The data consists of 60 observations, length of odontoblasts (teeth) in each of 10 guinea pigs at each of three dose levels of Vitamin C (0.5, 1 and 2 mg) with each of two delivery methods (orange juice or ascorbic acid).
library(datasets)
library(ggplot2)
ggplot(data=ToothGrowth, aes(x=as.factor(dose), y=len, fill=supp)) +
geom_bar(stat="identity",) +
facet_grid(. ~ supp) +
xlab("Dose in miligrams") +
ylab("Tooth length") +
guides(fill=guide_legend(title="Supplement type"))
From the graph we can observe a clear positive correlation between the tooth length and the dose levels of Vitamin C, for both delivery methods.
The effect of the dose can also be identified using regression analysis. One interesting question that can also be addressed is whether the supplement type (i.e. orange juice or ascorbic acid) has any effect on the tooth length. In other words, how much of the variance in tooth length, if any, can be explained by the supplement type?
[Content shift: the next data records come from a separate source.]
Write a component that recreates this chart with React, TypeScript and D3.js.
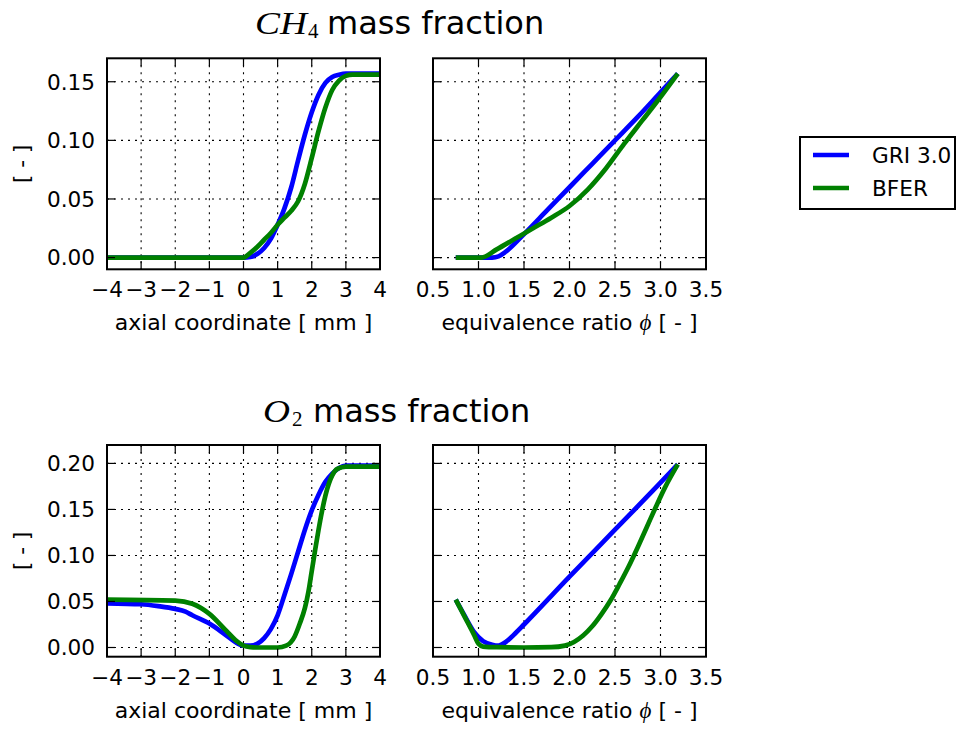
import React from "react";
import * as d3 from "d3";

// ---------- data ----------
const seriesNames = ["GRI 3.0", "BFER"];
const seriesColors = ["#0000ff", "#008000"];

const axialTicks = [-4, -3, -2, -1, 0, 1, 2, 3, 4];
const phiTicks = [0.5, 1.0, 1.5, 2.0, 2.5, 3.0, 3.5];
const ch4YTicks = [0, 0.05, 0.1, 0.15];
const o2YTicks = [0, 0.05, 0.1, 0.15, 0.2];

// CH4 vs axial coordinate
const ch4AxialX = [-4, -2, 0, 0.2, 0.4, 0.6, 0.8, 1.0, 1.2, 1.4, 1.6, 1.8, 2.0, 2.2, 2.4, 2.6, 2.8, 3.0, 3.2, 4];
const ch4AxialGri = [0, 0, 0, 0.0005, 0.003, 0.008, 0.016, 0.028, 0.042, 0.06, 0.083, 0.105, 0.124, 0.139, 0.149, 0.154, 0.156, 0.157, 0.157, 0.157];
const ch4AxialBfer = [0, 0, 0, 0.004, 0.009, 0.015, 0.021, 0.028, 0.034, 0.040, 0.048, 0.063, 0.085, 0.108, 0.128, 0.143, 0.151, 0.155, 0.156, 0.156];

// CH4 vs equivalence ratio
const ch4PhiGriX = [0.75, 1.0, 1.15, 1.22, 1.3, 1.5, 1.75, 2.0, 2.25, 2.5, 2.75, 3.0, 3.19];
const ch4PhiGri = [0, 0, 0, 0.001, 0.005, 0.02, 0.04, 0.06, 0.08, 0.1, 0.12, 0.141, 0.157];
const ch4PhiBferX = [0.75, 1.03, 1.2, 1.4, 1.6, 1.8, 2.0, 2.2, 2.4, 2.6, 2.8, 3.0, 3.19];
const ch4PhiBfer = [0, 0, 0.007, 0.016, 0.025, 0.034, 0.044, 0.058, 0.076, 0.097, 0.117, 0.137, 0.157];

// O2 vs axial coordinate
const o2AxialGriX = [-4, -3, -2.5, -2, -1.7, -1.5, -1, -0.5, -0.2, 0, 0.2, 0.4, 0.6, 0.8, 1.0, 1.2, 1.4, 1.6, 1.8, 2.0, 2.2, 2.4, 2.6, 2.8, 3.0, 4];
const o2AxialGri = [0.048, 0.047, 0.045, 0.042, 0.039, 0.035, 0.026, 0.013, 0.005, 0.002, 0.002, 0.004, 0.01, 0.02, 0.035, 0.057, 0.08, 0.104, 0.128, 0.149, 0.166, 0.18, 0.189, 0.195, 0.1975, 0.1975];
const o2AxialBferX = [-4, -2, -1.5, -1, -0.5, -0.2, 0, 0.2, 0.5, 1.0, 1.25, 1.5, 1.65, 1.8, 1.9, 2.0, 2.1, 2.2, 2.3, 2.4, 2.5, 2.6, 2.75, 3.0, 4];
const o2AxialBfer = [0.052, 0.051, 0.0475, 0.0365, 0.018, 0.007, 0.002, 0.0005, 0, 0, 0.002, 0.012, 0.026, 0.043, 0.06, 0.083, 0.106, 0.128, 0.148, 0.165, 0.178, 0.187, 0.194, 0.1965, 0.1965];

// O2 vs equivalence ratio
const o2PhiGriX = [0.75, 0.85, 0.95, 1.05, 1.15, 1.22, 1.3, 1.4, 1.5, 2.0, 2.5, 3.0, 3.19];
const o2PhiGri = [0.052, 0.034, 0.017, 0.007, 0.003, 0.002, 0.006, 0.015, 0.025, 0.077, 0.128, 0.179, 0.199];
const o2PhiBferX = [0.75, 0.85, 0.95, 1.0, 1.05, 1.2, 1.5, 1.8, 1.95, 2.05, 2.15, 2.25, 2.35, 2.45, 2.55, 2.65, 2.75, 2.85, 2.95, 3.05, 3.19];
const o2PhiBfer = [0.052, 0.033, 0.014, 0.004, 0.001, 0.0003, 0, 0.0003, 0.002, 0.006, 0.013, 0.023, 0.036, 0.051, 0.069, 0.088, 0.109, 0.131, 0.153, 0.174, 0.199];

const SANS = "DejaVu Sans";
const SERIF = "Liberation Serif";
const FS = 21.6;

type Series = { x: number[]; y: number[] };

function fmtAxial(v: number) {
  return v < 0 ? "\u2212" + Math.abs(v) : String(v);
}

function Panel(props: {
  id: string;
  left: number; right: number; top: number; bottom: number;
  xDomain: [number, number]; yDomain: [number, number];
  xTicks: number[]; yTicks: number[];
  xFmt: (v: number) => string;
  showYLabels: boolean;
  xLabel: React.ReactNode;
  series: Series[];
}) {
  const { left, right, top, bottom } = props;
  const x = d3.scaleLinear().domain(props.xDomain).range([left, right]);
  const y = d3.scaleLinear().domain(props.yDomain).range([bottom, top]);
  const line = d3.line<[number, number]>().x((d) => x(d[0])).y((d) => y(d[1])).curve(d3.curveMonotoneX);
  const yFmt = d3.format(".2f");
  const tl = 8;
  return (
    <g>
      <defs>
        <clipPath id={props.id}>
          <rect x={left} y={top} width={right - left} height={bottom - top} />
        </clipPath>
      </defs>
      {props.xTicks.map((t) => (
        <line key={"gx" + t} x1={x(t)} x2={x(t)} y1={top} y2={bottom} stroke="#000" strokeWidth={1.1} strokeDasharray="2,5" />
      ))}
      {props.yTicks.map((t) => (
        <line key={"gy" + t} x1={left} x2={right} y1={y(t)} y2={y(t)} stroke="#000" strokeWidth={1.1} strokeDasharray="2,5" />
      ))}
      <g clipPath={`url(#${props.id})`}>
        {props.series.map((s, i) => (
          <path
            key={i}
            d={line(s.x.map((v, j) => [v, s.y[j]] as [number, number])) || ""}
            fill="none"
            stroke={seriesColors[i]}
            strokeWidth={4.7}
            strokeLinejoin="round"
          />
        ))}
      </g>
      {props.xTicks.map((t) => (
        <g key={"tx" + t}>
          <line x1={x(t)} x2={x(t)} y1={bottom} y2={bottom - tl} stroke="#000" strokeWidth={1.2} />
          <line x1={x(t)} x2={x(t)} y1={top} y2={top + tl} stroke="#000" strokeWidth={1.2} />
          <text x={x(t)} y={bottom + 28} textAnchor="middle" fontFamily={SANS} fontSize={FS}>
            {props.xFmt(t)}
          </text>
        </g>
      ))}
      {props.yTicks.map((t) => (
        <g key={"ty" + t}>
          <line x1={left} x2={left + tl} y1={y(t)} y2={y(t)} stroke="#000" strokeWidth={1.2} />
          <line x1={right} x2={right - tl} y1={y(t)} y2={y(t)} stroke="#000" strokeWidth={1.2} />
          {props.showYLabels && (
            <text x={left - 12} y={y(t) + 7.8} textAnchor="end" fontFamily={SANS} fontSize={FS}>
              {yFmt(t)}
            </text>
          )}
        </g>
      ))}
      <rect x={left} y={top} width={right - left} height={bottom - top} fill="none" stroke="#000" strokeWidth={2} />
      <text x={(left + right) / 2} y={bottom + 61} textAnchor="middle" fontFamily={SANS} fontSize={22}>
        {props.xLabel}
      </text>
    </g>
  );
}

const phiLabel = (
  <>
    <tspan>equivalence ratio </tspan>
    <tspan fontFamily={SERIF} fontStyle="italic" fontSize={23}>ϕ</tspan>
    <tspan> [ - ]</tspan>
  </>
);

export default function App() {
  const L1 = 107, R1 = 380, L2 = 433, R2 = 706;
  const T1 = 58.3, B1 = 269.3, T2 = 445, B2 = 656.7;
  return (
    <div style={{ position: "absolute", left: 0, top: 0 }}>
      <svg width={956} height={729} style={{ display: "block", background: "#fff" }}>
        {/* titles */}
        <text x={255} y={33.5} fontFamily={SERIF} fontStyle="italic" fontSize={31} textLength={52} lengthAdjust="spacingAndGlyphs">CH</text>
        <text x={308} y={37.5} fontFamily={SERIF} fontSize={21}>4</text>
        <text x={327} y={33.5} fontFamily={SANS} fontSize={32}>mass fraction</text>

        <text x={263} y={421.5} fontFamily={SERIF} fontStyle="italic" fontSize={31} textLength={27} lengthAdjust="spacingAndGlyphs">O</text>
        <text x={292} y={425.5} fontFamily={SERIF} fontSize={21}>2</text>
        <text x={313} y={421.5} fontFamily={SANS} fontSize={32}>mass fraction</text>

        {/* y labels */}
        <text transform={`translate(29,${(T1 + B1) / 2}) rotate(-90)`} textAnchor="middle" fontFamily={SANS} fontSize={FS}>[ - ]</text>
        <text transform={`translate(29,${(T2 + B2) / 2}) rotate(-90)`} textAnchor="middle" fontFamily={SANS} fontSize={FS}>[ - ]</text>

        <Panel id="c1" left={L1} right={R1} top={T1} bottom={B1}
          xDomain={[-4, 4]} yDomain={[-0.01, 0.17]} xTicks={axialTicks} yTicks={ch4YTicks}
          xFmt={fmtAxial} showYLabels={true} xLabel="axial coordinate [ mm ]"
          series={[{ x: ch4AxialX, y: ch4AxialGri }, { x: ch4AxialX, y: ch4AxialBfer }]} />
        <Panel id="c2" left={L2} right={R2} top={T1} bottom={B1}
          xDomain={[0.5, 3.5]} yDomain={[-0.01, 0.17]} xTicks={phiTicks} yTicks={ch4YTicks}
          xFmt={(v) => v.toFixed(1)} showYLabels={false} xLabel={phiLabel}
          series={[{ x: ch4PhiGriX, y: ch4PhiGri }, { x: ch4PhiBferX, y: ch4PhiBfer }]} />
        <Panel id="c3" left={L1} right={R1} top={T2} bottom={B2}
          xDomain={[-4, 4]} yDomain={[-0.01, 0.22]} xTicks={axialTicks} yTicks={o2YTicks}
          xFmt={fmtAxial} showYLabels={true} xLabel="axial coordinate [ mm ]"
          series={[{ x: o2AxialGriX, y: o2AxialGri }, { x: o2AxialBferX, y: o2AxialBfer }]} />
        <Panel id="c4" left={L2} right={R2} top={T2} bottom={B2}
          xDomain={[0.5, 3.5]} yDomain={[-0.01, 0.22]} xTicks={phiTicks} yTicks={o2YTicks}
          xFmt={(v) => v.toFixed(1)} showYLabels={false} xLabel={phiLabel}
          series={[{ x: o2PhiGriX, y: o2PhiGri }, { x: o2PhiBferX, y: o2PhiBfer }]} />

        {/* legend */}
        <rect x={800} y={137} width={155} height={72} fill="#fff" stroke="#000" strokeWidth={2} />
        {seriesNames.map((n, i) => (
          <g key={n}>
            <line x1={813} x2={849} y1={155 + i * 33} y2={155 + i * 33} stroke={seriesColors[i]} strokeWidth={4.7} />
            <text x={872} y={163 + i * 33} fontFamily={SANS} fontSize={FS}>{n}</text>
          </g>
        ))}
      </svg>
    </div>
  );
}
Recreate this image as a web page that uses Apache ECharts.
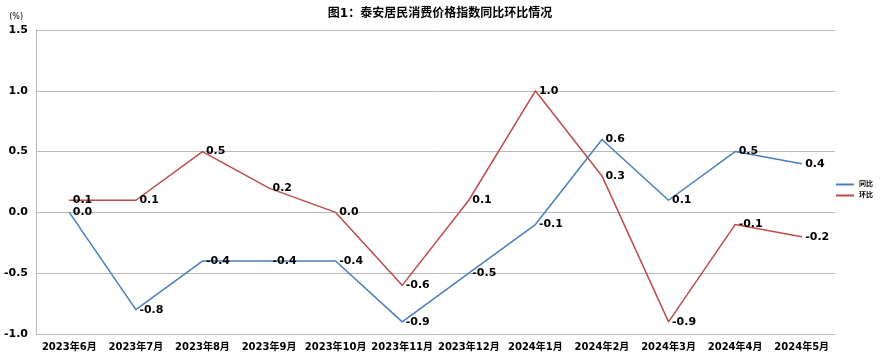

fit <- lm(len ~ dose + supp, data=ToothGrowth)
summary(fit)
##
## Call:
## lm(formula = len ~ dose + supp, data = ToothGrowth)
##
## Residuals:
## Min 1Q Median 3Q Max
## -6.600 -3.700 0.373 2.116 8.800
##
## Coefficients:
## Estimate Std. Error t value Pr(>|t|)
## (Intercept) 9.272 1.282 7.23 1.3e-09 ***
## dose 9.764 0.877 11.14 6.3e-16 ***
## suppVC -3.700 1.094 -3.38 0.0013 **
## ---
## Signif. codes: 0 '***' 0.001 '**' 0.01 '*' 0.05 '.' 0.1 ' ' 1
##
## Residual standard error: 4.24 on 57 degrees of freedom
## Multiple R-squared: 0.704, Adjusted R-squared: 0.693
## F-statistic: 67.7 on 2 and 57 DF, p-value: 8.72e-16
The model explains 70% of the variance in the data.
The intercept is 9.2725, meaning that with no supplement of
Vitamin C, the average tooth length is 9.2725 units. The
coefficient of dose is 9.7636. It can be interpreted as
increasing the delievered dose 1 mg, all else equal (i.e. no change in the
supplement type), would increase the tooth length 9.7636 units.
The last coefficient is for the supplement type. Since the supplement type is
a categorical variable, dummy variables are used. The computed coefficient
is for suppVC and the value is -3.7 meaning that delivering
a given dose as ascorbic acid, without changing the dose, would result in
3.7 units of decrease in the tooth length. Since there
are only two categories, we can also conclude that on average, delivering the dosage as
orange juice would increase the tooth length by 3.7 units.
95% confidence intervals for two variables and the intercept are as follows.
confint(fit)
## 2.5 % 97.5 %
## (Intercept) 6.705 11.84
## dose 8.008 11.52
## suppVC -5.890 -1.51
The confidence intervals mean that if we collect a different set of data and
estimate parameters of the linear model many times, 95% of the time, the
coefficient estimations will be in these ranges. For each coefficient (i.e.
intercept, dose and suppVC), the null hypothesis is that the coefficients are
zero, meaning that no tooth length variation is explained by that variable.
All p-values are less than 0.05, rejecting the null hypothesis and suggesting
that each variable explains a significant portion of variability in tooth length,
assuming the significance level is 5%.